BRIEF: In the listing below, locate the line containing "Clone this chart in Apache ECharts." and the line containing "20.8, 0, 0];". Output both of them and every line between, exactly as written, and nothing more.

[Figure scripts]
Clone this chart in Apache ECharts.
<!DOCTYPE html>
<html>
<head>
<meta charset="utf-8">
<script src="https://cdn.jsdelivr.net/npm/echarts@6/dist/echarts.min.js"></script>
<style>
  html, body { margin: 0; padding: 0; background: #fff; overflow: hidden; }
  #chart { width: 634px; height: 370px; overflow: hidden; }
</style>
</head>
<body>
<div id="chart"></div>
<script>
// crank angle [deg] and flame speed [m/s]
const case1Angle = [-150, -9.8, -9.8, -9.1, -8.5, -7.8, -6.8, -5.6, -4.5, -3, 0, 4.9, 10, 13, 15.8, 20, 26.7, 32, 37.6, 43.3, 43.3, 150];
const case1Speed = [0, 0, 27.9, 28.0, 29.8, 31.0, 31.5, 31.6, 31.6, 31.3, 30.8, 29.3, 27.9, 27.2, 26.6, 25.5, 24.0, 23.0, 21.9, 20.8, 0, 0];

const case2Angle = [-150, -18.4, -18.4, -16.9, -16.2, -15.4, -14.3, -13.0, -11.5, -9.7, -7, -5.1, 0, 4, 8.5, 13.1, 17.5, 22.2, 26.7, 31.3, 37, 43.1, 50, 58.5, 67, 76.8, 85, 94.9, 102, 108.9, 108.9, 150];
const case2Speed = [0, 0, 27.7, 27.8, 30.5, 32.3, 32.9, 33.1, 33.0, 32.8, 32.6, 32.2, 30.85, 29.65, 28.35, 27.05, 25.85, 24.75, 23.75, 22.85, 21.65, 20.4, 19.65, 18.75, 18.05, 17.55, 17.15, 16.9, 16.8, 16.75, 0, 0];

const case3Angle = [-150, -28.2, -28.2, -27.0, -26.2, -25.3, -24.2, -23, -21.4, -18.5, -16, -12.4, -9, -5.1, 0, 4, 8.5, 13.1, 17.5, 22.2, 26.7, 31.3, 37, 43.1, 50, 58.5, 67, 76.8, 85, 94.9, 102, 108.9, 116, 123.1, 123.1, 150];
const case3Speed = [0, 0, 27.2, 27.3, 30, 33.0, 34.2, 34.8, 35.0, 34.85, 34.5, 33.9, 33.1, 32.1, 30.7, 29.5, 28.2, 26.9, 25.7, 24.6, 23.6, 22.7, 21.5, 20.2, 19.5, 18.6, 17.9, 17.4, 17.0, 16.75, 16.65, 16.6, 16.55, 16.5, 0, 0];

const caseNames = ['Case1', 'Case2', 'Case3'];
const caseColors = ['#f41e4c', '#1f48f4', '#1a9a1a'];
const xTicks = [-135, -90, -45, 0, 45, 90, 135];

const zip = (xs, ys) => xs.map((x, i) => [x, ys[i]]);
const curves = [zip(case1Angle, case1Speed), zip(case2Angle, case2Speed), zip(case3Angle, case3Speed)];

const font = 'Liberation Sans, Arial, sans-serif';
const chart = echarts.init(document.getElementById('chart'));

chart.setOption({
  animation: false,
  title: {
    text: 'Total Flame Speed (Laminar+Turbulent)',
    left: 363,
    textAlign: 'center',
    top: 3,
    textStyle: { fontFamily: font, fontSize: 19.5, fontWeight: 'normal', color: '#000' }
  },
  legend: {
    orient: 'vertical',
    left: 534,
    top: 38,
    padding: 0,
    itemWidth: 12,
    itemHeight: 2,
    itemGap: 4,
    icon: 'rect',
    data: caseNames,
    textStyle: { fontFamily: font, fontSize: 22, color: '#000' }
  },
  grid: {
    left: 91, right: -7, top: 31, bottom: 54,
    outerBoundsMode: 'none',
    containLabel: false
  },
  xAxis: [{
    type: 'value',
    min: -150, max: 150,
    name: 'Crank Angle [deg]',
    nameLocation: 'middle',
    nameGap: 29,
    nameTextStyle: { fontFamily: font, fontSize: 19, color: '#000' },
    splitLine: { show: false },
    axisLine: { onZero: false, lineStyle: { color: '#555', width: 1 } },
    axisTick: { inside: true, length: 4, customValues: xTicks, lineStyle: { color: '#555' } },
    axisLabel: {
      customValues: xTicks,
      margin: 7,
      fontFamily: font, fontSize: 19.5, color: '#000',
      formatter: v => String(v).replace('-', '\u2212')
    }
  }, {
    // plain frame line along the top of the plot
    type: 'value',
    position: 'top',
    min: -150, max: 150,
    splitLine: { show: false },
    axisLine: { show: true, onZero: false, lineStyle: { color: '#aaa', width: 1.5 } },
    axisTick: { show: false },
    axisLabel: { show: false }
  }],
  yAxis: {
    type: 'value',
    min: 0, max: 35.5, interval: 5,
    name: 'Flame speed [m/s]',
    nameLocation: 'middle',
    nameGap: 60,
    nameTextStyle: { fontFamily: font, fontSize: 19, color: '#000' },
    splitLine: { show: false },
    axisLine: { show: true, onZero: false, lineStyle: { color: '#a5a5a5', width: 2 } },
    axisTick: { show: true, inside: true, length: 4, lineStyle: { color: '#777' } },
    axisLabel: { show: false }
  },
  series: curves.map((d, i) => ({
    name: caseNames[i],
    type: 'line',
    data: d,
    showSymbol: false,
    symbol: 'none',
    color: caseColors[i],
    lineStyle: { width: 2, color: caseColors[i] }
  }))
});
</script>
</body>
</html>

--

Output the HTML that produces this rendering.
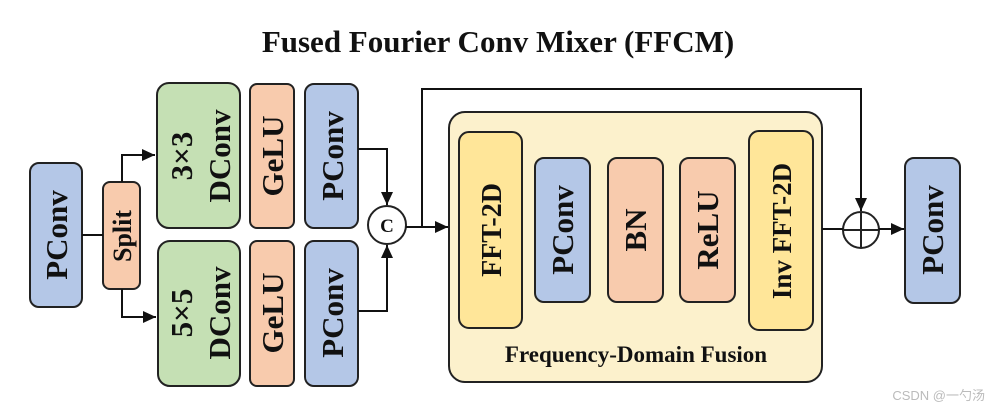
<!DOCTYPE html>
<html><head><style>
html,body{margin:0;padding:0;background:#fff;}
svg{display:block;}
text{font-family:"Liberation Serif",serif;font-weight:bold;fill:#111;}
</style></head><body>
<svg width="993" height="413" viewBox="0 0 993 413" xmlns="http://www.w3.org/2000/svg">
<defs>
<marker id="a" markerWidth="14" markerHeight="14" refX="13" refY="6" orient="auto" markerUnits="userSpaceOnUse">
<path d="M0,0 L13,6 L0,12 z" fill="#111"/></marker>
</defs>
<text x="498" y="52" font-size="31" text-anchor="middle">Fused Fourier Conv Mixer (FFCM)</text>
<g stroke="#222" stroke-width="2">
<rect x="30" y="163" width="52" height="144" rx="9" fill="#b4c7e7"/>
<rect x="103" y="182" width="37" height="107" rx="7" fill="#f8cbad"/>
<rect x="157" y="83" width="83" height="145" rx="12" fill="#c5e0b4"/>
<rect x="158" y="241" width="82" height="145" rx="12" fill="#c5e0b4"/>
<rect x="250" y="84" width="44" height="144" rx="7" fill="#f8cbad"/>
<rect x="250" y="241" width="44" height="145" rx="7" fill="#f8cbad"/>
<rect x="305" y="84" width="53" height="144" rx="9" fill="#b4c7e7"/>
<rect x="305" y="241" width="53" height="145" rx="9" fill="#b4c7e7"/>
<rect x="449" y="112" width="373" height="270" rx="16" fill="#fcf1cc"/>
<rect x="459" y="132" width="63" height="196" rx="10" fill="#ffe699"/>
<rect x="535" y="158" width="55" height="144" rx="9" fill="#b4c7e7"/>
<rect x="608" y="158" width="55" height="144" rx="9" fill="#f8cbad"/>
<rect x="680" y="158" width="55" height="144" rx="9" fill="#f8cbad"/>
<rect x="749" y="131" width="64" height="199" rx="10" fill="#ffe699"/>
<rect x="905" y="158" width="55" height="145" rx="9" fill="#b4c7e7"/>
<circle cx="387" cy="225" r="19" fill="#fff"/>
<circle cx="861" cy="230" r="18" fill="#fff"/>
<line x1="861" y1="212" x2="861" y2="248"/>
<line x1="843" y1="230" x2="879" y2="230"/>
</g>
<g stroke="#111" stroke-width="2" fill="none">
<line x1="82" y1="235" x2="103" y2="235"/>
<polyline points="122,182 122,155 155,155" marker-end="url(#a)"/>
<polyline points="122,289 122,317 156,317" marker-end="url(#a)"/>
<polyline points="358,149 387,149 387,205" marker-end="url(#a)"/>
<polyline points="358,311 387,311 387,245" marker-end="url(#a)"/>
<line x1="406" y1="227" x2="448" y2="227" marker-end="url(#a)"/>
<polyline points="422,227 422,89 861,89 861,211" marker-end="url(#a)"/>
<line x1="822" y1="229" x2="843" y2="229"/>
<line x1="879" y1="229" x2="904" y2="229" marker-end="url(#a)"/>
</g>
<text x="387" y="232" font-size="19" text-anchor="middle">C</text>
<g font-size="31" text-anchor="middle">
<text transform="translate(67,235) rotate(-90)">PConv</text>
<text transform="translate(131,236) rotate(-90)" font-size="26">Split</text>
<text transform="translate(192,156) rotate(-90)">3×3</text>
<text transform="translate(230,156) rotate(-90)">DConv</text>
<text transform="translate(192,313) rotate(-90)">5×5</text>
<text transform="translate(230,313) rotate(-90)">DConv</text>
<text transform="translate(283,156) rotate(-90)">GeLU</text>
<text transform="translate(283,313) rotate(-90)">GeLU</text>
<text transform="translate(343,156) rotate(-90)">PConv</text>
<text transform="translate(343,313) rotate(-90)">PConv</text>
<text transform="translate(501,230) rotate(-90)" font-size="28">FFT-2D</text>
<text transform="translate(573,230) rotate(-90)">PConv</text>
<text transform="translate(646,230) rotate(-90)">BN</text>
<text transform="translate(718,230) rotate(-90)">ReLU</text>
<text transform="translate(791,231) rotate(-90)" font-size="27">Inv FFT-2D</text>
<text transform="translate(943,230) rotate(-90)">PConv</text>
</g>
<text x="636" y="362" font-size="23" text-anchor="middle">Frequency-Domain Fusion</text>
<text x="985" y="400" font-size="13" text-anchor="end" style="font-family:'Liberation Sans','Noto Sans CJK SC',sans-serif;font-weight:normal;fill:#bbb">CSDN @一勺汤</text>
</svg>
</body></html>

TASK RESULT:
Clone this chart in Apache ECharts.
<!DOCTYPE html>
<html>
<head>
<meta charset="utf-8">
<script src="https://cdn.jsdelivr.net/npm/echarts@6/dist/echarts.min.js"></script>
<style>
  html, body { margin: 0; padding: 0; background: #fff; overflow: hidden; }
  #chart { width: 634px; height: 370px; overflow: hidden; }
</style>
</head>
<body>
<div id="chart"></div>
<script>
// crank angle [deg] and flame speed [m/s]
const case1Angle = [-150, -9.8, -9.8, -9.1, -8.5, -7.8, -6.8, -5.6, -4.5, -3, 0, 4.9, 10, 13, 15.8, 20, 26.7, 32, 37.6, 43.3, 43.3, 150];
const case1Speed = [0, 0, 27.9, 28.0, 29.8, 31.0, 31.5, 31.6, 31.6, 31.3, 30.8, 29.3, 27.9, 27.2, 26.6, 25.5, 24.0, 23.0, 21.9, 20.8, 0, 0];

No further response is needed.